Monday, October 19, 2009
Embargo Collective
Embargo is an adventure into rule-based filmmaking by seven indigenous filmmakers, urged away from their familiar styles and genres into unexplored territory. Attracting some of the most accomplished filmmakers in the festival, each met their own challenge in their own way - not always with success. I was very sorry to miss the first two films, especially because the tail end of the second, Helen Haig-Brown's "The Cave", was visually spectacular and kinetic even without the setup. Documentary specialist Lisa Jackson ventured into musical territory with "Savage", which follows a mother's kitchen-table lament with a covert residential-school zombie dance a la "Thriller". Sadly, the parts neither cohere nor feel fully realized on their own.
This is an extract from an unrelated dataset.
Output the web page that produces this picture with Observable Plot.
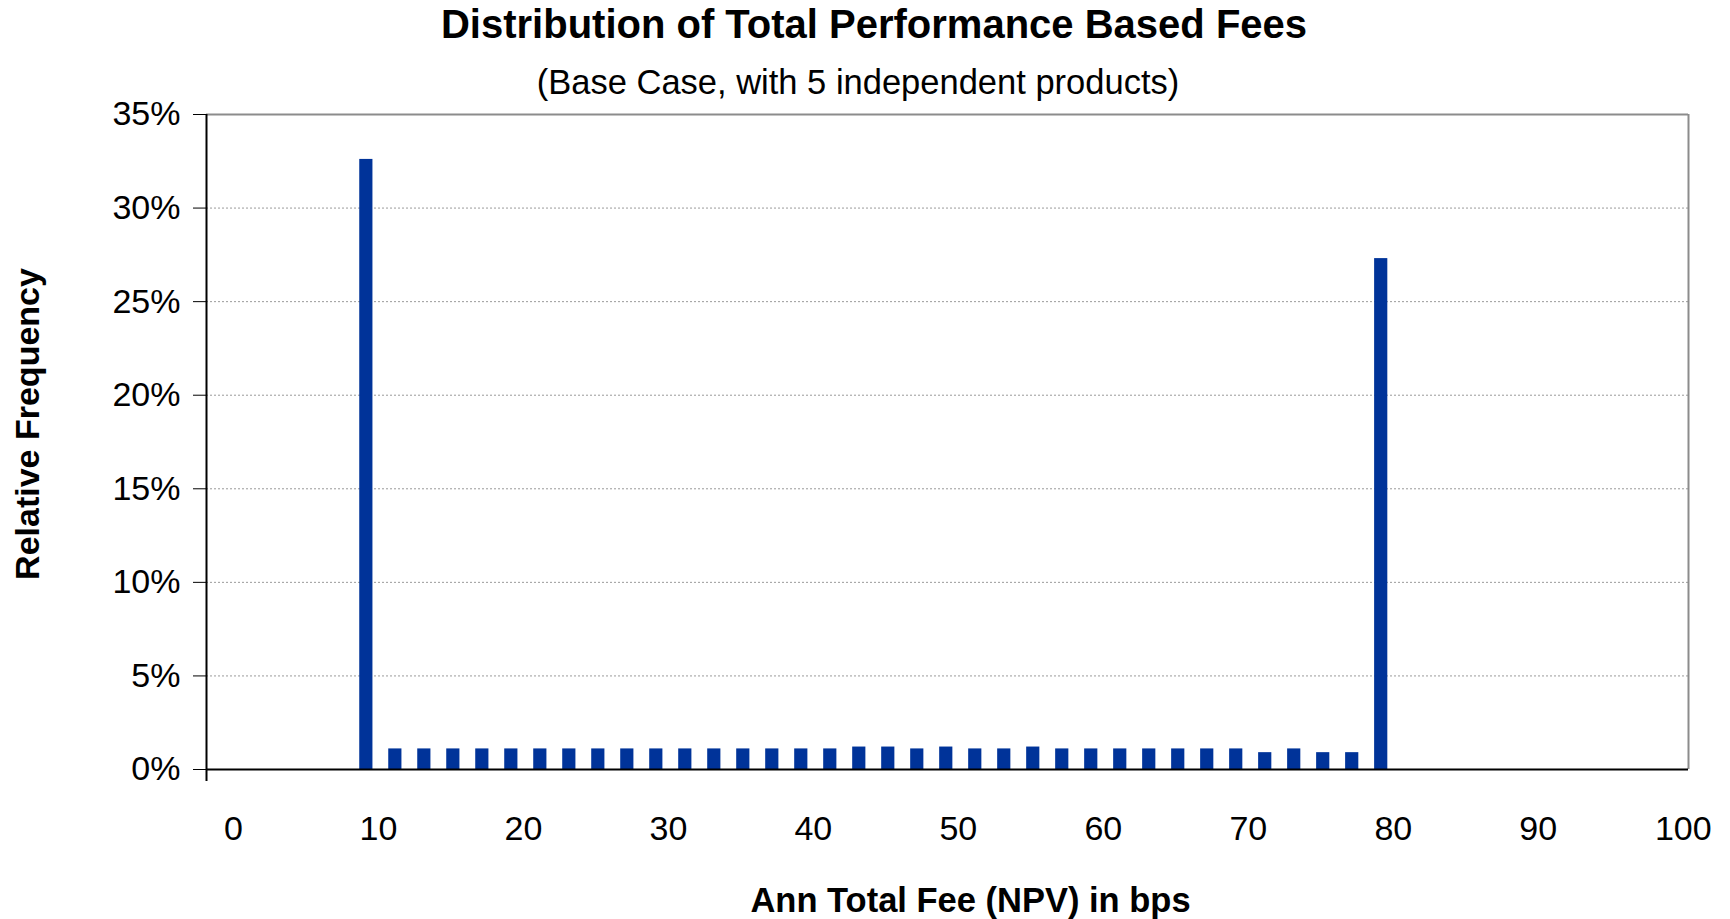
<!DOCTYPE html>
<html>
<head>
<meta charset="utf-8">
<script src="https://cdn.jsdelivr.net/npm/d3@7"></script>
<script src="https://cdn.jsdelivr.net/npm/@observablehq/plot@0.6"></script>
<style>
  html, body { margin: 0; padding: 0; background: #fff; }
  body { width: 1730px; height: 919px; position: relative; overflow: hidden; font-family: "Liberation Sans", Arial, sans-serif; }
  #chart { position: absolute; left: 0; top: 0; }
  .ttl { position: absolute; width: 1200px; text-align: center; color: #000; white-space: nowrap; line-height: normal; }
  #title { left: 274px; top: 2px; font-size: 40px; font-weight: bold; }
  #subtitle { left: 258px; top: 63px; font-size: 34.5px; }
</style>
</head>
<body>
<div id="chart"></div>
<div id="title" class="ttl">Distribution of Total Performance Based Fees</div>
<div id="subtitle" class="ttl">(Base Case, with 5 independent products)</div>
<script>
// Fee bins (bps) and relative frequency (%)
const fees = [10, 12, 14, 16, 18, 20, 22, 24, 26, 28, 30, 32, 34, 36, 38, 40, 42, 44,
              46, 48, 50, 52, 54, 56, 58, 60, 62, 64, 66, 68, 70, 72, 74, 76, 78, 80];
const freqs = [32.6, 1.1, 1.1, 1.1, 1.1, 1.1, 1.1, 1.1, 1.1, 1.1, 1.1, 1.1, 1.1, 1.1, 1.1, 1.1, 1.1, 1.2,
               1.2, 1.1, 1.2, 1.1, 1.1, 1.2, 1.1, 1.1, 1.1, 1.1, 1.1, 1.1, 1.1, 0.9, 1.1, 0.9, 0.9, 27.3];
const xTicks = [0, 10, 20, 30, 40, 50, 60, 70, 80, 90, 100];
const yTicks = [0, 5, 10, 15, 20, 25, 30, 35];
const xTitle = "Ann Total Fee (NPV) in bps";
const yTitle = "Relative Frequency";

const data = fees.map((f, i) => ({fee: f, pct: freqs[i]}));

const xMin = -1.72, xMax = 100.5;
const barColor = "#003399";

const chart = Plot.plot({
  width: 1730,
  height: 919,
  marginLeft: 206,
  marginRight: 42,
  marginTop: 114,
  marginBottom: 150,
  style: { fontFamily: "'Liberation Sans', Arial, sans-serif", fontSize: "34px", color: "#000", background: "#fff", overflow: "visible" },
  x: { type: "linear", domain: [xMin, xMax] },
  y: { domain: [0, 35] },
  marks: [
    Plot.gridY(yTicks.filter(d => d > 0 && d < 35), { stroke: "#9a9a9a", strokeOpacity: 1, strokeDasharray: "2,2", strokeWidth: 1 }),
    Plot.ruleY([35], { stroke: "#8c8c8c", strokeWidth: 2 }),
    Plot.ruleX([xMax], { stroke: "#8c8c8c", strokeWidth: 2 }),
    Plot.rectY(data, { x1: d => d.fee - 1.15, x2: d => d.fee - 0.24, y: "pct", fill: barColor }),
    Plot.ruleY([0], { stroke: "#000", strokeWidth: 2 }),
    Plot.ruleX([xMin], { stroke: "#000", strokeWidth: 2, insetBottom: -12 }),
    Plot.axisY({ ticks: yTicks, tickFormat: d => d + "%", tickSize: 13, tickPadding: 13, tickWidth: 2, stroke: "#000", label: null, fontSize: 34 }),
    Plot.axisX({ ticks: xTicks, tickFormat: d => String(d), tickSize: 0, tickPadding: 46, dx: 2, label: null, fontSize: 34 }),
    Plot.text([xTitle], { frameAnchor: "bottom", dx: 23, dy: 142, fontSize: 34.5, fontWeight: "bold", fill: "#000" }),
    Plot.text([yTitle], { frameAnchor: "left", textAnchor: "middle", rotate: -90, dx: -178, dy: -18, fontSize: 34, fontWeight: "bold", fill: "#000" })
  ]
});
document.getElementById("chart").appendChild(chart);
</script>
</body>
</html>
Taika Waititi's "White Tiger" got the biggest reaction of the night with its self-referential mockery of tradition fetishism, although it did have to break if not flaunt the program's rules to do so. Naughty naughty. Sterlin Harjo's "Three Little Boys" follows a group of kids on a reluctant trip to church; the film is the most dramatically fluid of the program, but the slice-of-life ambiguity of the ending is frustrating, and the nods to iconoclasm impossibly mild. "b. Dreams" drags Blackhorse Lowe kicking and screaming into the realm of romantic comedy, and while he provides some inspired situations, he ultimately suffers from a lack of comic timing. No such problem with "First Contact"; Rima Tamou's endearing shaggy-dog tale features two Girrimae brothers whose hilarious banter leaps language barriers and more than makes up for a rather abrupt ending.